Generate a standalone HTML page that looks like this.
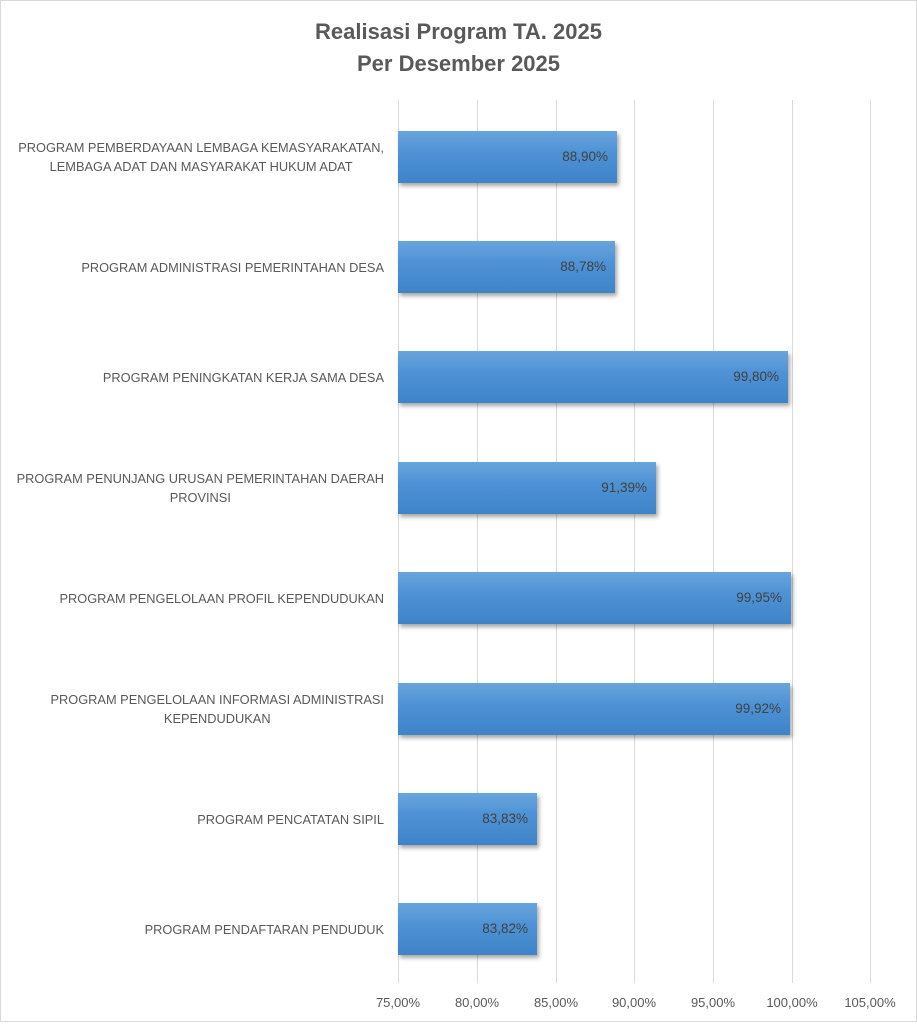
<!DOCTYPE html>
<html><head><meta charset="utf-8"><style>
body{margin:0;background:#fff;}
#c{position:relative;width:917px;height:1024px;overflow:hidden;font-family:"Liberation Sans",sans-serif;color:#595959;}
.frame{position:absolute;left:0;top:0;width:915px;height:1020px;border:1px solid #d9d9d9;}
.t{position:absolute;left:0;width:917px;text-align:center;font-weight:bold;font-size:22px;}
.g{position:absolute;top:100px;height:883px;width:1px;background:#d9d9d9;}
.x{position:absolute;top:995px;width:80px;margin-left:-40px;text-align:center;font-size:13px;}
.b{position:absolute;left:398px;height:52px;background:linear-gradient(#6aa5dc,#4f93d6 40%,#3f83c8);box-shadow:2px 3px 4px rgba(0,0,0,0.35);}
.v{position:absolute;right:9px;top:0;line-height:52px;font-size:13.5px;color:#404040;}
.l{position:absolute;right:533px;width:390px;text-align:right;font-size:12.8px;line-height:19px;}
.l span{display:inline-block;text-align:center;}
</style></head><body><div id="c">
<div class="frame"></div>
<div class="t" style="top:19px">Realisasi Program TA. 2025</div>
<div class="t" style="top:51px">Per Desember 2025</div>
<div class="g" style="left:398px"></div><div class="g" style="left:477px"></div><div class="g" style="left:556px"></div><div class="g" style="left:634px"></div><div class="g" style="left:713px"></div><div class="g" style="left:792px"></div><div class="g" style="left:870px"></div>
<div class="x" style="left:398px">75,00%</div><div class="x" style="left:477px">80,00%</div><div class="x" style="left:556px">85,00%</div><div class="x" style="left:634px">90,00%</div><div class="x" style="left:713px">95,00%</div><div class="x" style="left:792px">100,00%</div><div class="x" style="left:870px">105,00%</div>

<div class="b" style="top:131px;width:219px"><span class="v">88,90%</span></div>
<div class="b" style="top:241px;width:217px"><span class="v">88,78%</span></div>
<div class="b" style="top:351px;width:390px"><span class="v">99,80%</span></div>
<div class="b" style="top:462px;width:258px"><span class="v">91,39%</span></div>
<div class="b" style="top:572px;width:393px"><span class="v">99,95%</span></div>
<div class="b" style="top:683px;width:392px"><span class="v">99,92%</span></div>
<div class="b" style="top:793px;width:139px"><span class="v">83,83%</span></div>
<div class="b" style="top:903px;width:139px"><span class="v">83,82%</span></div>

<div class="l" style="top:138px"><span>PROGRAM PEMBERDAYAAN LEMBAGA KEMASYARAKATAN,<br>LEMBAGA ADAT DAN MASYARAKAT HUKUM ADAT</span></div>
<div class="l" style="top:258px"><span>PROGRAM ADMINISTRASI PEMERINTAHAN DESA</span></div>
<div class="l" style="top:368px"><span>PROGRAM PENINGKATAN KERJA SAMA DESA</span></div>
<div class="l" style="top:469px"><span>PROGRAM PENUNJANG URUSAN PEMERINTAHAN DAERAH<br>PROVINSI</span></div>
<div class="l" style="top:589px"><span>PROGRAM PENGELOLAAN PROFIL KEPENDUDUKAN</span></div>
<div class="l" style="top:690px"><span>PROGRAM PENGELOLAAN INFORMASI ADMINISTRASI<br>KEPENDUDUKAN</span></div>
<div class="l" style="top:810px"><span>PROGRAM PENCATATAN SIPIL</span></div>
<div class="l" style="top:920px"><span>PROGRAM PENDAFTARAN PENDUDUK</span></div>
</div></body></html>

○ ○ ○

**THE REQUEST**
Copy the whole of the material above exactly, but not its images.

**ANSWER TO THIS TASK**
Generate a standalone HTML page that looks like this.
<!DOCTYPE html>
<html><head><meta charset="utf-8"><style>
body{margin:0;background:#fff;}
#c{position:relative;width:917px;height:1024px;overflow:hidden;font-family:"Liberation Sans",sans-serif;color:#595959;}
.frame{position:absolute;left:0;top:0;width:915px;height:1020px;border:1px solid #d9d9d9;}
.t{position:absolute;left:0;width:917px;text-align:center;font-weight:bold;font-size:22px;}
.g{position:absolute;top:100px;height:883px;width:1px;background:#d9d9d9;}
.x{position:absolute;top:995px;width:80px;margin-left:-40px;text-align:center;font-size:13px;}
.b{position:absolute;left:398px;height:52px;background:linear-gradient(#6aa5dc,#4f93d6 40%,#3f83c8);box-shadow:2px 3px 4px rgba(0,0,0,0.35);}
.v{position:absolute;right:9px;top:0;line-height:52px;font-size:13.5px;color:#404040;}
.l{position:absolute;right:533px;width:390px;text-align:right;font-size:12.8px;line-height:19px;}
.l span{display:inline-block;text-align:center;}
</style></head><body><div id="c">
<div class="frame"></div>
<div class="t" style="top:19px">Realisasi Program TA. 2025</div>
<div class="t" style="top:51px">Per Desember 2025</div>
<div class="g" style="left:398px"></div><div class="g" style="left:477px"></div><div class="g" style="left:556px"></div><div class="g" style="left:634px"></div><div class="g" style="left:713px"></div><div class="g" style="left:792px"></div><div class="g" style="left:870px"></div>
<div class="x" style="left:398px">75,00%</div><div class="x" style="left:477px">80,00%</div><div class="x" style="left:556px">85,00%</div><div class="x" style="left:634px">90,00%</div><div class="x" style="left:713px">95,00%</div><div class="x" style="left:792px">100,00%</div><div class="x" style="left:870px">105,00%</div>

<div class="b" style="top:131px;width:219px"><span class="v">88,90%</span></div>
<div class="b" style="top:241px;width:217px"><span class="v">88,78%</span></div>
<div class="b" style="top:351px;width:390px"><span class="v">99,80%</span></div>
<div class="b" style="top:462px;width:258px"><span class="v">91,39%</span></div>
<div class="b" style="top:572px;width:393px"><span class="v">99,95%</span></div>
<div class="b" style="top:683px;width:392px"><span class="v">99,92%</span></div>
<div class="b" style="top:793px;width:139px"><span class="v">83,83%</span></div>
<div class="b" style="top:903px;width:139px"><span class="v">83,82%</span></div>

<div class="l" style="top:138px"><span>PROGRAM PEMBERDAYAAN LEMBAGA KEMASYARAKATAN,<br>LEMBAGA ADAT DAN MASYARAKAT HUKUM ADAT</span></div>
<div class="l" style="top:258px"><span>PROGRAM ADMINISTRASI PEMERINTAHAN DESA</span></div>
<div class="l" style="top:368px"><span>PROGRAM PENINGKATAN KERJA SAMA DESA</span></div>
<div class="l" style="top:469px"><span>PROGRAM PENUNJANG URUSAN PEMERINTAHAN DAERAH<br>PROVINSI</span></div>
<div class="l" style="top:589px"><span>PROGRAM PENGELOLAAN PROFIL KEPENDUDUKAN</span></div>
<div class="l" style="top:690px"><span>PROGRAM PENGELOLAAN INFORMASI ADMINISTRASI<br>KEPENDUDUKAN</span></div>
<div class="l" style="top:810px"><span>PROGRAM PENCATATAN SIPIL</span></div>
<div class="l" style="top:920px"><span>PROGRAM PENDAFTARAN PENDUDUK</span></div>
</div></body></html>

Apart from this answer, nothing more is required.